’DANIELA FOREVER’ O CÓMO PUDO HABER SIDO Y NO FUE

No todo se puede controlar, no todo nos pertenece. Nicolás (Henry Golding) es un dee-jay que está provando suerte en Madrid. Allí conoce a Daniela (Beatrice Grannò), el amor de su vida. Un amor que se desvanece cuando ella muere atropellada. Un amor que lo arrastra a una desesperación en el recuerdo que de ella le emana. Desesperación que, vista por su amiga Victoria (Nathalie Poza), ésta le llevará a un tratamiento médico experimental en el que tiene sueños lúcidos. Sueños donde podrá controlar él mismo todo aquello que sucede, todo aquello a evitar, todo aquello que quiere vivir. Unos sueños que, sin seguir las pautas médicas establecidas, arrastrarán a Nicolás a un paroxismo voluntario, un control desenfrenado y unas ataduras condenatorias. Y todo por tener a ‘Daniela Forever’.

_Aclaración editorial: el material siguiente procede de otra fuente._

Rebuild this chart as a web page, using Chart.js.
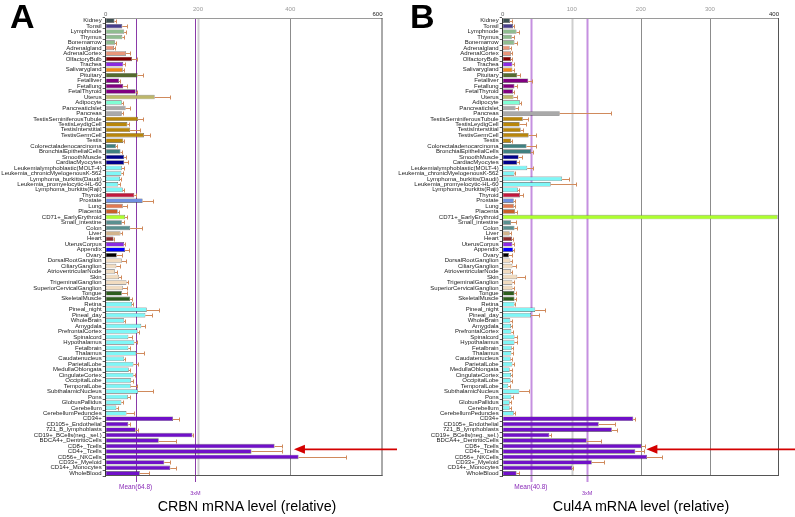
<!DOCTYPE html>
<html>
<head>
<meta charset="utf-8">
<script src="https://cdn.jsdelivr.net/npm/chart.js@4.4.1/dist/chart.umd.min.js"></script>
<style>
  body { margin: 0; background: #fff; font-family: Arial, "Liberation Sans", sans-serif; }
  #wrap { position: relative; width: 795px; height: 517px; overflow: hidden; }
  canvas { position: absolute; top: 0; }
  .letter { position: absolute; top: -3px; font-weight: bold; font-size: 34px; color: #000; }
  .xtitle { position: absolute; top: 498px; font-size: 14.3px; color: #000; white-space: nowrap; transform: translateX(-50%); }
</style>
</head>
<body>
<div id="wrap">
  <canvas id="chartA" width="397" height="517" style="left:0"></canvas>
  <canvas id="chartB" width="398" height="517" style="left:397px"></canvas>
  <div class="letter" style="left:10px">A</div>
  <div class="letter" style="left:410px">B</div>
  <div class="xtitle" style="left:247px">CRBN mRNA level (relative)</div>
  <div class="xtitle" style="left:641px">Cul4A mRNA level (relative)</div>
</div>
<script>
const categories = [
  'Kidney', 'Tonsil', 'Lymphnode', 'Thymus', 'Bonemarrow', 'Adrenalgland', 'AdrenalCortex',
  'OlfactoryBulb', 'Trachea', 'Salivarygland', 'Pituitary', 'Fetalliver', 'Fetallung',
  'FetalThyroid', 'Uterus', 'Adipocyte', 'PancreaticIslet', 'Pancreas',
  'TestisSeminiferousTubule', 'TestisLeydigCell', 'TestisInterstitial', 'TestisGermCell',
  'Testis', 'Colorectaladenocarcinoma', 'BronchialEpithelialCells', 'SmoothMuscle',
  'CardiacMyocytes', 'Leukemialymphoblastic(MOLT-4)', 'Leukemia_chronicMyelogenousK-562',
  'Lymphoma_burkitts(Daudi)', 'Leukemia_promyelocytic-HL-60', 'Lymphoma_burkitts(Raji)',
  'Thyroid', 'Prostate', 'Lung', 'Placenta', 'CD71+_EarlyErythroid', 'Small_intestine',
  'Colon', 'Liver', 'Heart', 'UterusCorpus', 'Appendix', 'Ovary', 'DorsalRootGanglion',
  'CiliaryGanglion', 'AtrioventricularNode', 'Skin', 'TrigeminalGanglion',
  'SuperiorCervicalGanglion', 'Tongue', 'SkeletalMuscle', 'Retina', 'Pineal_night',
  'Pineal_day', 'WholeBrain', 'Amygdala', 'PrefrontalCortex', 'Spinalcord', 'Hypothalamus',
  'Fetalbrain', 'Thalamus', 'Caudatenucleus', 'ParietalLobe', 'MedullaOblongata',
  'CingulateCortex', 'OccipitalLobe', 'TemporalLobe', 'SubthalamicNucleus', 'Pons',
  'GlobusPallidus', 'Cerebellum', 'CerebellumPeduncles', 'CD34+', 'CD105+_Endothelial',
  '721_B_lymphoblasts', 'CD19+_BCells(neg._sel.)', 'BDCA4+_DentriticCells', 'CD8+_Tcells',
  'CD4+_Tcells', 'CD56+_NKCells', 'CD33+_Myeloid', 'CD14+_Monocytes', 'WholeBlood'
];

const crbnValues = [
  19, 36, 40, 36, 20, 18, 44, 57, 38, 37, 69, 29, 38, 65, 106, 35, 43, 35,
  70, 47, 53, 83, 38, 22, 32, 40, 40, 35, 34, 31, 27, 37,
  62, 80, 37, 26, 42, 35, 53, 32, 17, 40, 42, 24, 35, 23, 20, 29, 45, 37, 35, 53,
  57, 89, 86, 40, 77, 69, 49, 62, 49, 66, 40, 60, 50, 60, 55, 54, 70, 48, 34, 23, 45,
  146, 49, 65, 188, 115, 366, 316, 418, 127, 140, 74
];
const crbnErrors = [
  4, 11, 4, 4, 3, 2, 9, 11, 3, 2, 12, 2, 9, 3, 33, 3, 9, 3,
  10, 4, 21, 14, 2, 3, 3, 4, 9, 4, 3, 3, 3, 3,
  3, 22, 10, 3, 4, 4, 25, 3, 2, 2, 9, 11, 9, 8, 4, 4, 4, 9, 11, 3,
  3, 26, 14, 2, 9, 3, 9, 6, 3, 17, 2, 9, 3, 4, 4, 13, 32, 4, 3, 3, 16,
  12, 3, 4, 2, 37, 16, 66, 102, 13, 12, 19
];

const cul4aValues = [
  10.5, 15, 20, 13, 17, 10, 12, 12, 14, 14, 21, 37, 17, 15, 15.5, 25, 18.5, 82.5,
  29, 24.5, 26, 37.5, 12, 34.5, 41, 23, 21, 35.5, 17, 86, 69.5, 22,
  25, 16, 16, 18, 398, 12, 17, 10, 13.5, 14, 15, 9, 11, 14, 12, 21, 14, 14, 17, 17,
  17, 47, 41, 11, 12, 12.5, 17, 17, 13, 12.5, 11.5, 14, 10, 12, 11.5, 8, 24, 12.5, 10, 10, 16,
  189, 139, 158, 67.5, 121.5, 201, 192, 209, 129, 100.5, 20
];
const cul4aErrors = [
  3, 2, 4, 3, 3, 2, 2, 2, 2, 3, 4, 5, 3, 2, 5, 2, 3, 74,
  7, 9, 3, 10, 2, 13, 3, 5, 2, 9, 1, 10, 37, 1,
  4, 2, 2, 3, 0, 7, 3, 2, 2, 2, 2, 5, 3, 5, 2, 11, 3, 3, 2, 2,
  1, 14, 11, 2, 1, 2, 3, 3, 2, 2, 2, 2, 3, 2, 2, 2, 14, 2, 2, 2, 2,
  2, 24, 8, 3, 21, 5, 13, 21, 18, 1, 3
];

const barColors = [
  '#3e5151', '#483d8b', '#8fbc8f', '#8fbc8f', '#8fbc8f', '#e9967a', '#e9967a',
  '#800000', '#8a2be2', '#f08a1a', '#556b2f', '#800080', '#800080', '#800080',
  '#bdb76b', '#7fffd4', '#a9a9a9', '#a9a9a9',
  '#b8860b', '#b8860b', '#b8860b', '#b8860b', '#b8860b', '#408080', '#408080',
  '#00008b', '#00008b', '#7ff7f7', '#7ff7f7', '#7ff7f7', '#7ff7f7', '#7ff7f7',
  '#c0183c', '#6f8fe0', '#e07850', '#c8602a', '#adff2f', '#5a9090', '#5a9090',
  '#d2b48c', '#8b2a2a', '#8a2be2', '#0000ff', '#000000',
  '#f2dcc0', '#f2dcc0', '#f2dcc0', '#f2dcc0', '#f2dcc0', '#f2dcc0', '#2e5e1e', '#2e5e1e',
  '#7ff7f7', '#7ff7f7', '#7ff7f7', '#7ff7f7', '#7ff7f7', '#7ff7f7', '#7ff7f7', '#7ff7f7',
  '#7ff7f7', '#7ff7f7', '#7ff7f7', '#7ff7f7', '#7ff7f7', '#7ff7f7', '#7ff7f7', '#7ff7f7',
  '#7ff7f7', '#7ff7f7', '#7ff7f7', '#7ff7f7', '#7ff7f7',
  '#7010c8', '#7010c8', '#7010c8', '#7010c8', '#7010c8', '#7010c8', '#7010c8', '#7010c8',
  '#7010c8', '#7010c8', '#7010c8'
];

const crbnMean = 64.8;
const cul4aMean = 40.8;
const crbnTicks = [0, 200, 400, 600];
const cul4aTicks = [0, 100, 200, 300, 400];

// arrow tip value and the row (between CD8+ and CD4+) it points at
const crbnArrowTip = 408;
const cul4aArrowTip = 208;
const arrowRow = 78.6;

const overlay = {
  id: 'overlay',
  beforeDatasetsDraw(chart, args, o) {
    const { ctx, chartArea: a, scales: { x } } = chart;
    ctx.save();
    // grid lines at inner ticks
    o.ticks.forEach((t, i) => {
      if (i === 0 || i === o.ticks.length - 1) return;
      const px = Math.round(x.getPixelForValue(t)) + 0.5;
      ctx.strokeStyle = i === 1 ? '#cfcfcf' : '#8c8c8c';
      ctx.lineWidth = i === 1 ? 2 : 1;
      ctx.beginPath(); ctx.moveTo(px, a.top); ctx.lineTo(px, a.bottom); ctx.stroke();
    });
    // mean and 3x mean lines
    ctx.strokeStyle = o.meanColor;
    ctx.lineWidth = o.meanWidth;
    [o.mean, o.mean * 3].forEach(v => {
      const px = Math.round(x.getPixelForValue(v)) + 0.5;
      ctx.beginPath(); ctx.moveTo(px, a.top); ctx.lineTo(px, a.bottom + 6); ctx.stroke();
    });
    ctx.restore();
  },
  afterDatasetsDraw(chart, args, o) {
    const { ctx, chartArea: a, scales: { x, y } } = chart;
    ctx.save();
    // error bars
    ctx.strokeStyle = '#d08a5c';
    ctx.lineWidth = 1;
    o.values.forEach((v, i) => {
      const e = o.errors[i];
      if (!e) return;
      const yc = Math.round(y.getPixelForValue(i)) + 0.5;
      const x0 = x.getPixelForValue(v), x1 = Math.round(x.getPixelForValue(v + e)) + 0.5;
      ctx.beginPath();
      ctx.moveTo(x0, yc); ctx.lineTo(x1, yc);
      ctx.moveTo(x1, yc - 2); ctx.lineTo(x1, yc + 2);
      ctx.stroke();
    });
    // frame: top, right, bottom
    ctx.strokeStyle = '#9a9a9a';
    ctx.beginPath(); ctx.moveTo(a.left, a.top + 0.5); ctx.lineTo(a.right, a.top + 0.5); ctx.stroke();
    ctx.strokeStyle = '#555';
    ctx.beginPath();
    ctx.moveTo(a.right - 0.5, a.top); ctx.lineTo(a.right - 0.5, a.bottom);
    ctx.moveTo(a.left, a.bottom - 0.5); ctx.lineTo(a.right, a.bottom - 0.5);
    ctx.stroke();
    // top tick labels
    ctx.font = '6px Arial';
    ctx.textBaseline = 'middle';
    o.ticks.forEach((t, i) => {
      const px = x.getPixelForValue(t);
      if (i === o.ticks.length - 1) {
        ctx.fillStyle = '#222'; ctx.textAlign = 'right';
        ctx.fillText(String(t), px, a.top - 4);
      } else if (i === 0) {
        ctx.fillStyle = '#666'; ctx.textAlign = 'center';
        ctx.fillText(String(t), px, a.top - 4);
      } else {
        ctx.fillStyle = '#999'; ctx.textAlign = 'center';
        ctx.fillText(String(t), px, a.top - 9);
      }
    });
    // mean labels
    ctx.fillStyle = o.meanText;
    ctx.textAlign = 'center';
    ctx.font = '6.5px Arial';
    ctx.fillText('Mean(' + o.mean + ')', x.getPixelForValue(o.mean), a.bottom + 11);
    ctx.font = '5.5px Arial';
    ctx.fillText('3xM', x.getPixelForValue(o.mean * 3), a.bottom + 17);
    // red arrow
    const ay = y.getPixelForValue(o.arrowRow);
    const tip = x.getPixelForValue(o.arrowTip);
    ctx.strokeStyle = '#d40000';
    ctx.fillStyle = '#d40000';
    ctx.lineWidth = 1.8;
    ctx.beginPath(); ctx.moveTo(chart.width, ay); ctx.lineTo(tip + 8, ay); ctx.stroke();
    ctx.beginPath();
    ctx.moveTo(tip, ay); ctx.lineTo(tip + 11, ay - 4.5); ctx.lineTo(tip + 11, ay + 4.5);
    ctx.closePath(); ctx.fill();
    ctx.restore();
  }
};

function makeChart(id, values, errors, mean, ticks, arrowTip, rightPad, meanColor, meanWidth) {
  return new Chart(document.getElementById(id), {
    type: 'bar',
    data: {
      labels: categories,
      datasets: [{
        data: values,
        backgroundColor: barColors,
        borderColor: 'rgba(40,40,40,0.75)',
        borderWidth: 0.6,
        borderSkipped: false,
        barPercentage: 0.82,
        categoryPercentage: 1
      }]
    },
    options: {
      indexAxis: 'y',
      responsive: false,
      animation: false,
      layout: { padding: { left: 0, right: rightPad, top: 18, bottom: 41 } },
      plugins: {
        legend: { display: false },
        tooltip: { enabled: false },
        overlay: {
          values, errors, mean, ticks, arrowTip, arrowRow,
          meanColor, meanWidth, meanText: '#8a2bb8'
        }
      },
      scales: {
        x: {
          position: 'top',
          min: ticks[0],
          max: ticks[ticks.length - 1],
          grid: { display: false },
          border: { display: false },
          ticks: { display: false },
          afterFit: s => { s.height = 0; }
        },
        y: {
          ticks: {
            autoSkip: false,
            color: '#222',
            padding: 1,
            font: { family: 'Arial', size: 6 }
          },
          grid: { drawOnChartArea: false, tickLength: 3, color: '#333', lineWidth: 0.8 },
          border: { color: '#333', width: 1 },
          afterFit: s => { s.width = 105.7; }
        }
      }
    },
    plugins: [overlay]
  });
}

makeChart('chartA', crbnValues, crbnErrors, crbnMean, crbnTicks, crbnArrowTip, 14.5, '#8a3aa8', 1);
makeChart('chartB', cul4aValues, cul4aErrors, cul4aMean, cul4aTicks, cul4aArrowTip, 16, '#c590e0', 2);
</script>
</body>
</html>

Un para siempre que se desvanece incluso en los sueños y esa ambición de control que emanan. Sueños lúcidos que, de vuelta a la realidad, parecen el espacio deseado hasta que, justamente, dicho espacio te va comiendo, te va atrapando, te va consumiendo: lo insoportable de ésta vida se vuelve inviable y asfixiante en las ensoñaciones. El duelo de un ser querido, sin importar el espacio que ocupemos y le demos, siempre nos persigue, siempre nos invade, con indiferencia del formato con el que nos aproximamos.

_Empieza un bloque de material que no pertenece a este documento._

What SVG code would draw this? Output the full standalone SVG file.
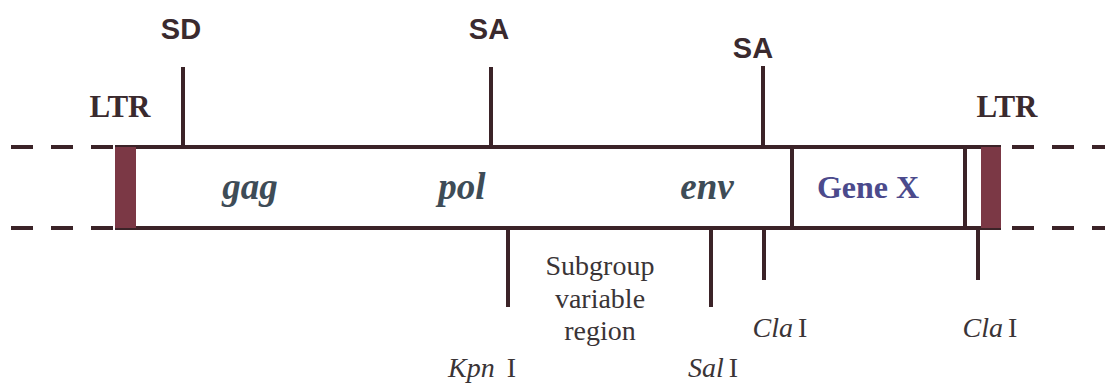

Nacho Vigalondo realiza una película en la que elabora un discurso sobre el duelo y el modo en el que, de un modo occidental, nos acercamos a él. Un duelo en el que, como occidentales, lo que nos cuesta más es el dejar ir, el aceptar que dicha persona ya no forma parte de nuestra dimensión presente. Y dicho discurso, presente durante todo el metraje, hace incisión en lo que nos cuesta elaborar ese proceso. Nos cuesta porque no nos han enseñado a lidiar con ello, como se ha convertido en una lección que, ya sea en sueños lucidos o en la realidad, no aprendemos.

‘Daniela forever’ es la cárcel del ‘lo que pudo haber sido y no fue’.